◆ Written exercise:
All the data should come back exactly as it was given.

◆ Stored data:
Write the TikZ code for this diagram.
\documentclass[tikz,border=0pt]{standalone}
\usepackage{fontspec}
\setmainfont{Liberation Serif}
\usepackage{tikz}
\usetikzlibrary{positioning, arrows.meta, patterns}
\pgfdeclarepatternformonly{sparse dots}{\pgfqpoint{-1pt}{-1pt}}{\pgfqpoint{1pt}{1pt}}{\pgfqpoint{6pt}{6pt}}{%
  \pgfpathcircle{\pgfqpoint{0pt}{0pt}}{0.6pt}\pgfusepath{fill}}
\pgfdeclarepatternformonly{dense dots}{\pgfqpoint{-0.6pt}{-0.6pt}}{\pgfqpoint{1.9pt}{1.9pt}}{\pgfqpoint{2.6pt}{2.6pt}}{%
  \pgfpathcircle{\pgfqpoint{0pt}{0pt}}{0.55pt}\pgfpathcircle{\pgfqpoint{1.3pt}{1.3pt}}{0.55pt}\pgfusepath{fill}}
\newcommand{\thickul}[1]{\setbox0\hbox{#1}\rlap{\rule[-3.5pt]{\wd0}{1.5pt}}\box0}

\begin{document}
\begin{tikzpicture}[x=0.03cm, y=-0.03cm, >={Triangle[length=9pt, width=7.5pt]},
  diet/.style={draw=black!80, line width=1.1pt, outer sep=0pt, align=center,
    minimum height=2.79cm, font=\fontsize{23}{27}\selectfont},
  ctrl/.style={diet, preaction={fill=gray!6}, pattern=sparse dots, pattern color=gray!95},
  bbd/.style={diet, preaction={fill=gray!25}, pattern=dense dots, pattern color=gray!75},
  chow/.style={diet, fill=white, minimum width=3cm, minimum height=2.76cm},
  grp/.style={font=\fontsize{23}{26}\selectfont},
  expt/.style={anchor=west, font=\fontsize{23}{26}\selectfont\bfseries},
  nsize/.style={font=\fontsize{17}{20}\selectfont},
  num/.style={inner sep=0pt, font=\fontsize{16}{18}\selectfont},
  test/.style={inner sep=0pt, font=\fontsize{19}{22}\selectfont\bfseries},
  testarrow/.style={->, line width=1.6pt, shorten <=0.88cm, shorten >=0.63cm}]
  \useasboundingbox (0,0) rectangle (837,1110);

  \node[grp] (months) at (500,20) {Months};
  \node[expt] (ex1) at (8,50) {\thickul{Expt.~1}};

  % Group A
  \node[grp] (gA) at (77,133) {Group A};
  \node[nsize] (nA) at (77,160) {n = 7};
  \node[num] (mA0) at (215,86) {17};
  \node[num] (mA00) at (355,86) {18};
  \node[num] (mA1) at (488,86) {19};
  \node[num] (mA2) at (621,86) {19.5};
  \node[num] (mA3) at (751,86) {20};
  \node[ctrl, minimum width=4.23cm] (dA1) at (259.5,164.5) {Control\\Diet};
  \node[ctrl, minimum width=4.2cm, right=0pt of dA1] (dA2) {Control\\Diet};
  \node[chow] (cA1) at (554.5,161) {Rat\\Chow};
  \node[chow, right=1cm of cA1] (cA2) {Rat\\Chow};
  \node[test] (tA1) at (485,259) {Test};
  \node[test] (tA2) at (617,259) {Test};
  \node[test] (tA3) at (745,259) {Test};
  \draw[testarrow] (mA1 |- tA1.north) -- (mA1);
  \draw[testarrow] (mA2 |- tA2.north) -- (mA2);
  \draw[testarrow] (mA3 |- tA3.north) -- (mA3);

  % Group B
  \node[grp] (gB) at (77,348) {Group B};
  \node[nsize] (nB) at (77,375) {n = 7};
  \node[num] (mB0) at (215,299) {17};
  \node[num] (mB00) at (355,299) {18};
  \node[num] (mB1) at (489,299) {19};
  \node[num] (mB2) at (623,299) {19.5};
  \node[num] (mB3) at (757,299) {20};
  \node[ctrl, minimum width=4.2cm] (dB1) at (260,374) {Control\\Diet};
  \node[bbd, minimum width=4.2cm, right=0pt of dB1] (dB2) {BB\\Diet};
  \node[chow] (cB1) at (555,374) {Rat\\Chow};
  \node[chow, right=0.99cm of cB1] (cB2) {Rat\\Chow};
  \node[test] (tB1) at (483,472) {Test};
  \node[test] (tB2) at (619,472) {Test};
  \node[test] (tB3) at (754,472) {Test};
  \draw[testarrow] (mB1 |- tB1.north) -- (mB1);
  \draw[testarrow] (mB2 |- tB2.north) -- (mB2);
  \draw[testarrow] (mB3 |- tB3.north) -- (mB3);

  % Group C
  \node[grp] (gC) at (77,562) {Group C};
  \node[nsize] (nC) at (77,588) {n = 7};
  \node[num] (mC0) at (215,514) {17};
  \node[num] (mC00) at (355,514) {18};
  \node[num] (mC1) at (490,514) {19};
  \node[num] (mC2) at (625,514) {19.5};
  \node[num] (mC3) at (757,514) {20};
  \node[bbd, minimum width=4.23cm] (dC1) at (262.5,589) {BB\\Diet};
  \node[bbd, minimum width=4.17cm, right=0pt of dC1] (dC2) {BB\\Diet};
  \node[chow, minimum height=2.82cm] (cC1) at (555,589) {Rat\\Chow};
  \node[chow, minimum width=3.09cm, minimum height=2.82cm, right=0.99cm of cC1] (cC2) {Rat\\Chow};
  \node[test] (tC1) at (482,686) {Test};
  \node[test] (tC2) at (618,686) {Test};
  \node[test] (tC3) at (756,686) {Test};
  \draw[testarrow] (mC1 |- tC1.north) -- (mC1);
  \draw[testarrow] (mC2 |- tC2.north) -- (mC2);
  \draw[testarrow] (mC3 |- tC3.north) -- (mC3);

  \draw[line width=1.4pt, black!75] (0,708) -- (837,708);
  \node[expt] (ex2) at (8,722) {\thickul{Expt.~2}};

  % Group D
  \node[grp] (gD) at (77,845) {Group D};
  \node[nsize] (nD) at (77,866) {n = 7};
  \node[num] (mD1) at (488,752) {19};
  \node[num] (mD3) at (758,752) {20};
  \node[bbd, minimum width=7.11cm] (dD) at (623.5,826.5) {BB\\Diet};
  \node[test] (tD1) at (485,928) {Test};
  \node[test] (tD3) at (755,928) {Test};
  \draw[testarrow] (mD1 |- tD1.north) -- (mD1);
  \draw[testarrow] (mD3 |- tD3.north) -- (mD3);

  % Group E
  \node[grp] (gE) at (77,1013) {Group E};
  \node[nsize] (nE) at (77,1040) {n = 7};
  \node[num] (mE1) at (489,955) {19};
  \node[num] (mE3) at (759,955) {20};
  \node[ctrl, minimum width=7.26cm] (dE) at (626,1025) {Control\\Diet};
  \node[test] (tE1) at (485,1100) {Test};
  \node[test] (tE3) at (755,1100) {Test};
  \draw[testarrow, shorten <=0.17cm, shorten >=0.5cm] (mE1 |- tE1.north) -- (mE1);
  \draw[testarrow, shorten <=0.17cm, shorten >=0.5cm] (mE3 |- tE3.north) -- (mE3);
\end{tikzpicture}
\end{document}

◆ Task answer:
Write the TikZ code for this diagram.
\documentclass[tikz,border=0pt]{standalone}
\usepackage{fontspec}
\setmainfont{Liberation Serif}
\usepackage{tikz}
\usetikzlibrary{positioning, arrows.meta, patterns}
\pgfdeclarepatternformonly{sparse dots}{\pgfqpoint{-1pt}{-1pt}}{\pgfqpoint{1pt}{1pt}}{\pgfqpoint{6pt}{6pt}}{%
  \pgfpathcircle{\pgfqpoint{0pt}{0pt}}{0.6pt}\pgfusepath{fill}}
\pgfdeclarepatternformonly{dense dots}{\pgfqpoint{-0.6pt}{-0.6pt}}{\pgfqpoint{1.9pt}{1.9pt}}{\pgfqpoint{2.6pt}{2.6pt}}{%
  \pgfpathcircle{\pgfqpoint{0pt}{0pt}}{0.55pt}\pgfpathcircle{\pgfqpoint{1.3pt}{1.3pt}}{0.55pt}\pgfusepath{fill}}
\newcommand{\thickul}[1]{\setbox0\hbox{#1}\rlap{\rule[-3.5pt]{\wd0}{1.5pt}}\box0}

\begin{document}
\begin{tikzpicture}[x=0.03cm, y=-0.03cm, >={Triangle[length=9pt, width=7.5pt]},
  diet/.style={draw=black!80, line width=1.1pt, outer sep=0pt, align=center,
    minimum height=2.79cm, font=\fontsize{23}{27}\selectfont},
  ctrl/.style={diet, preaction={fill=gray!6}, pattern=sparse dots, pattern color=gray!95},
  bbd/.style={diet, preaction={fill=gray!25}, pattern=dense dots, pattern color=gray!75},
  chow/.style={diet, fill=white, minimum width=3cm, minimum height=2.76cm},
  grp/.style={font=\fontsize{23}{26}\selectfont},
  expt/.style={anchor=west, font=\fontsize{23}{26}\selectfont\bfseries},
  nsize/.style={font=\fontsize{17}{20}\selectfont},
  num/.style={inner sep=0pt, font=\fontsize{16}{18}\selectfont},
  test/.style={inner sep=0pt, font=\fontsize{19}{22}\selectfont\bfseries},
  testarrow/.style={->, line width=1.6pt, shorten <=0.88cm, shorten >=0.63cm}]
  \useasboundingbox (0,0) rectangle (837,1110);

  \node[grp] (months) at (500,20) {Months};
  \node[expt] (ex1) at (8,50) {\thickul{Expt.~1}};

  % Group A
  \node[grp] (gA) at (77,133) {Group A};
  \node[nsize] (nA) at (77,160) {n = 7};
  \node[num] (mA0) at (215,86) {17};
  \node[num] (mA00) at (355,86) {18};
  \node[num] (mA1) at (488,86) {19};
  \node[num] (mA2) at (621,86) {19.5};
  \node[num] (mA3) at (751,86) {20};
  \node[ctrl, minimum width=4.23cm] (dA1) at (259.5,164.5) {Control\\Diet};
  \node[ctrl, minimum width=4.2cm, right=0pt of dA1] (dA2) {Control\\Diet};
  \node[chow] (cA1) at (554.5,161) {Rat\\Chow};
  \node[chow, right=1cm of cA1] (cA2) {Rat\\Chow};
  \node[test] (tA1) at (485,259) {Test};
  \node[test] (tA2) at (617,259) {Test};
  \node[test] (tA3) at (745,259) {Test};
  \draw[testarrow] (mA1 |- tA1.north) -- (mA1);
  \draw[testarrow] (mA2 |- tA2.north) -- (mA2);
  \draw[testarrow] (mA3 |- tA3.north) -- (mA3);

  % Group B
  \node[grp] (gB) at (77,348) {Group B};
  \node[nsize] (nB) at (77,375) {n = 7};
  \node[num] (mB0) at (215,299) {17};
  \node[num] (mB00) at (355,299) {18};
  \node[num] (mB1) at (489,299) {19};
  \node[num] (mB2) at (623,299) {19.5};
  \node[num] (mB3) at (757,299) {20};
  \node[ctrl, minimum width=4.2cm] (dB1) at (260,374) {Control\\Diet};
  \node[bbd, minimum width=4.2cm, right=0pt of dB1] (dB2) {BB\\Diet};
  \node[chow] (cB1) at (555,374) {Rat\\Chow};
  \node[chow, right=0.99cm of cB1] (cB2) {Rat\\Chow};
  \node[test] (tB1) at (483,472) {Test};
  \node[test] (tB2) at (619,472) {Test};
  \node[test] (tB3) at (754,472) {Test};
  \draw[testarrow] (mB1 |- tB1.north) -- (mB1);
  \draw[testarrow] (mB2 |- tB2.north) -- (mB2);
  \draw[testarrow] (mB3 |- tB3.north) -- (mB3);

  % Group C
  \node[grp] (gC) at (77,562) {Group C};
  \node[nsize] (nC) at (77,588) {n = 7};
  \node[num] (mC0) at (215,514) {17};
  \node[num] (mC00) at (355,514) {18};
  \node[num] (mC1) at (490,514) {19};
  \node[num] (mC2) at (625,514) {19.5};
  \node[num] (mC3) at (757,514) {20};
  \node[bbd, minimum width=4.23cm] (dC1) at (262.5,589) {BB\\Diet};
  \node[bbd, minimum width=4.17cm, right=0pt of dC1] (dC2) {BB\\Diet};
  \node[chow, minimum height=2.82cm] (cC1) at (555,589) {Rat\\Chow};
  \node[chow, minimum width=3.09cm, minimum height=2.82cm, right=0.99cm of cC1] (cC2) {Rat\\Chow};
  \node[test] (tC1) at (482,686) {Test};
  \node[test] (tC2) at (618,686) {Test};
  \node[test] (tC3) at (756,686) {Test};
  \draw[testarrow] (mC1 |- tC1.north) -- (mC1);
  \draw[testarrow] (mC2 |- tC2.north) -- (mC2);
  \draw[testarrow] (mC3 |- tC3.north) -- (mC3);

  \draw[line width=1.4pt, black!75] (0,708) -- (837,708);
  \node[expt] (ex2) at (8,722) {\thickul{Expt.~2}};

  % Group D
  \node[grp] (gD) at (77,845) {Group D};
  \node[nsize] (nD) at (77,866) {n = 7};
  \node[num] (mD1) at (488,752) {19};
  \node[num] (mD3) at (758,752) {20};
  \node[bbd, minimum width=7.11cm] (dD) at (623.5,826.5) {BB\\Diet};
  \node[test] (tD1) at (485,928) {Test};
  \node[test] (tD3) at (755,928) {Test};
  \draw[testarrow] (mD1 |- tD1.north) -- (mD1);
  \draw[testarrow] (mD3 |- tD3.north) -- (mD3);

  % Group E
  \node[grp] (gE) at (77,1013) {Group E};
  \node[nsize] (nE) at (77,1040) {n = 7};
  \node[num] (mE1) at (489,955) {19};
  \node[num] (mE3) at (759,955) {20};
  \node[ctrl, minimum width=7.26cm] (dE) at (626,1025) {Control\\Diet};
  \node[test] (tE1) at (485,1100) {Test};
  \node[test] (tE3) at (755,1100) {Test};
  \draw[testarrow, shorten <=0.17cm, shorten >=0.5cm] (mE1 |- tE1.north) -- (mE1);
  \draw[testarrow, shorten <=0.17cm, shorten >=0.5cm] (mE3 |- tE3.north) -- (mE3);
\end{tikzpicture}
\end{document}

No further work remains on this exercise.